Plaintiff filed its motion for reconsideration on April 5, 2011, relying on the decision of the Court of Appeals in Dongbu. Pl. Union Steel's Mot. for Reconsideration (April 5, 2011), ECF No. 106. On May 9, 2011, defendant and defendant-intervenors Nucor Corporation (“Nucor”) and United States Steel Corporation (“U.S. Steel”) opposed this motion. Def.'s Resp. in Opp'n to Pl. Union Steel's Mot. for Reconsideration (May 9, 2011), ECF No. 114 (“Def.'s Opp'n”); Def.-Intervenor's Opp'n to Union Steel's Mot. for Reconsideration (May 9, 2011), ECF No. 112 (“Nucor's Opp'n”); Mem. of Def.-Intervenor United States Steel Corporation in Opp'n to Pl. Union Steel's Mot. for Reconsideration (May 9, 2011), ECF No. 113 (“U.S. Steel's Opp'n”).
Commerce filed the Remand Redetermination on July 15, 2011. Remand Redetermination. Plaintiff commented in support of the Remand Redetermination on August 15, 2011. Pl. Union Steel's Comments on the U.S. Department of Commerce's July 15, 2011 Final Results of Redetermination Pursuant to Ct. Remand (Aug. 15, 2011), ECF No. 120. On the same day, defendant-intervenorss filed comments opposing the Remand Redetermination. Comments on Final Results of Redetermination Pursuant to Ct. Order (Aug. 15, 2011), ECF No. 118 (“Nucor's Comments”); United States Steel Corporation's Comments on the Final Results of Redetermination Pursuant to Remand Issued by the Department of Commerce (Aug. 15, 2011), ECF No. 119 (“U.S. Steel's Comments”). On August 26, 2011, defendant replied to the comments of defendant-intervenors. Def.'s Resp. to Def.-Intervenors' Comments on the Department of Commerce's Remand Results (Aug. 26, 2011), ECF No. 123.

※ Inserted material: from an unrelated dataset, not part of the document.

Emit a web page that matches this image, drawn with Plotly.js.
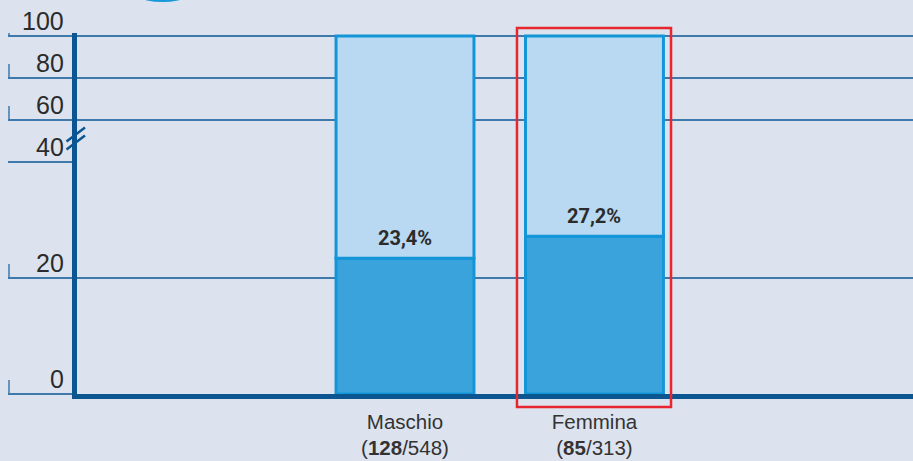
<!DOCTYPE html>
<html>
<head>
<meta charset="utf-8">
<script src="https://cdn.plot.ly/plotly-3.0.1.min.js"></script>
<style>
html,body{margin:0;padding:0;background:#dce3ef;}
#chart{width:913px;height:461px;}
</style>
</head>
<body>
<div id="chart"></div>
<script>
// ---- data ----
const categories = ['Maschio', 'Femmina'];
const positives = [128, 85];
const totals = [548, 313];
const percents = [23.4, 27.2];
const fullScale = [100, 100];
const lowerTicks = [0, 20, 40];
const upperTicks = [60, 80, 100];

// ---- styles ----
const DARK = '#3aa3dc';
const LIGHT = '#b8d9f1';
const EDGE = '#1495d8';
const AXIS = '#0b5591';
const GRID = '#3f78ab';
const TXT = '#2b2b2b';
const FONT = 'Liberation Sans, Arial, sans-serif';
const LABELFONT = 'Roboto, Liberation Sans, Arial, sans-serif';

const restHeights = fullScale.map((v, i) => v - percents[i]);
const pctText = percents.map(v => v.toFixed(1).replace('.', ',') + '%');
const tickText = categories.map((c, i) => c + '<br>(<b>' + positives[i] + '</b>/' + totals[i] + ')');

const barLine = {color: EDGE, width: 3};
const W = 0.728;

const traces = [
  {type: 'bar', x: categories, y: percents, yaxis: 'y', width: W,
   marker: {color: DARK, line: barLine}, hoverinfo: 'skip'},
  {type: 'bar', x: categories, y: restHeights, base: percents, yaxis: 'y', width: W,
   marker: {color: LIGHT, line: barLine}, hoverinfo: 'skip'},
  {type: 'bar', x: categories, y: restHeights, base: percents, yaxis: 'y2', width: W,
   marker: {color: LIGHT, line: barLine}, hoverinfo: 'skip'}
];

// geometry
const L = 77, T = 33, B = 67, PW = 913 - L, PH = 461 - T - B;
const splitFrac = 232 / PH;
const px2paperX = p => (p - L) / PW;
const px2paperY = p => (461 - B - p) / PH;

const annotations = [];
lowerTicks.forEach(v => annotations.push({
  xref: 'paper', yref: 'y', x: px2paperX(66), y: v, xanchor: 'right', yanchor: 'middle',
  yshift: 15, text: String(v), showarrow: false, font: {family: FONT, size: 25, color: TXT}
}));
upperTicks.forEach(v => annotations.push({
  xref: 'paper', yref: 'y2', x: px2paperX(66), y: v, xanchor: 'right', yanchor: 'middle',
  yshift: 15, text: String(v), showarrow: false, font: {family: FONT, size: 25, color: TXT}
}));
categories.forEach((c, i) => annotations.push({
  xref: 'x', yref: 'y', x: c, y: percents[i], xanchor: 'center', yanchor: 'bottom',
  yshift: 6, text: '<b>' + pctText[i] + '</b>', showarrow: false,
  font: {family: LABELFONT, size: 20, color: TXT}
}));

const shapes = [];
// bracket tick marks
lowerTicks.forEach(v => shapes.push({type: 'line', xref: 'paper', yref: 'y', x0: px2paperX(9), x1: px2paperX(9),
  ysizemode: 'pixel', yanchor: v, y0: 0, y1: 14, line: {color: GRID, width: 1.5}}));
upperTicks.forEach(v => shapes.push({type: 'line', xref: 'paper', yref: 'y2', x0: px2paperX(9), x1: px2paperX(9),
  ysizemode: 'pixel', yanchor: v, y0: 0, y1: 14, line: {color: GRID, width: 1.5}}));
// axis break slashes
shapes.push({type: 'line', xref: 'paper', yref: 'paper', x0: px2paperX(66.5), y0: px2paperY(141.5), x1: px2paperX(85), y1: px2paperY(127.5), line: {color: AXIS, width: 2.5}});
shapes.push({type: 'line', xref: 'paper', yref: 'paper', x0: px2paperX(66.5), y0: px2paperY(149.5), x1: px2paperX(85), y1: px2paperY(135.5), line: {color: AXIS, width: 2.5}});
// red highlight box
shapes.push({type: 'rect', xref: 'x', yref: 'paper', x0: 0.591, x1: 1.404, y0: px2paperY(407), y1: px2paperY(28),
  line: {color: '#e8262d', width: 2.5}, fillcolor: 'rgba(0,0,0,0)', layer: 'above'});
// decorative blue arc at top
shapes.push({type: 'circle', xref: 'paper', yref: 'paper', x0: px2paperX(122), x1: px2paperX(203), y0: px2paperY(2), y1: px2paperY(-40),
  line: {width: 0}, fillcolor: '#1a98dc', layer: 'below'});

const layout = {
  width: 913, height: 461,
  margin: {l: L, r: 0, t: T, b: B, pad: 0},
  paper_bgcolor: '#dce3ef', plot_bgcolor: 'rgba(0,0,0,0)',
  showlegend: false, barmode: 'overlay',
  xaxis: {type: 'category', range: [-1.731, 2.681], tickvals: categories, ticktext: tickText,
    showline: true, linecolor: AXIS, linewidth: 5, ticks: '', showgrid: false, zeroline: false,
    ticklabelstandoff: 5,
    tickfont: {family: FONT, size: 20.5, color: '#333'}, fixedrange: true},
  yaxis: {domain: [0, splitFrac], range: [0, 40], tickvals: lowerTicks, showticklabels: false,
    ticks: 'outside', ticklen: 64, tickwidth: 1.5, tickcolor: GRID,
    showgrid: true, gridcolor: GRID, gridwidth: 1.5, zeroline: false,
    showline: true, linecolor: AXIS, linewidth: 5, fixedrange: true},
  yaxis2: {domain: [splitFrac, 1], range: [40, 40 + (PH - 232) / 2.1], tickvals: upperTicks, showticklabels: false,
    ticks: 'outside', ticklen: 64, tickwidth: 1.5, tickcolor: GRID,
    showgrid: true, gridcolor: GRID, gridwidth: 1.5, zeroline: false,
    showline: true, linecolor: AXIS, linewidth: 5, anchor: 'x', fixedrange: true},
  annotations: annotations,
  shapes: shapes
};

Plotly.newPlot('chart', traces, layout, {displayModeBar: false, staticPlot: true});
</script>
</body>
</html>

Finally, on February 15, 2012, Union notified the court of a notice published by Commerce indicating that going forward Commerce no longer will employ the zeroing methodology in administrative reviews of antidumping duty orders. Notice of Supplemental Authority (Feb. 15, 2012), ECF No. 129 (...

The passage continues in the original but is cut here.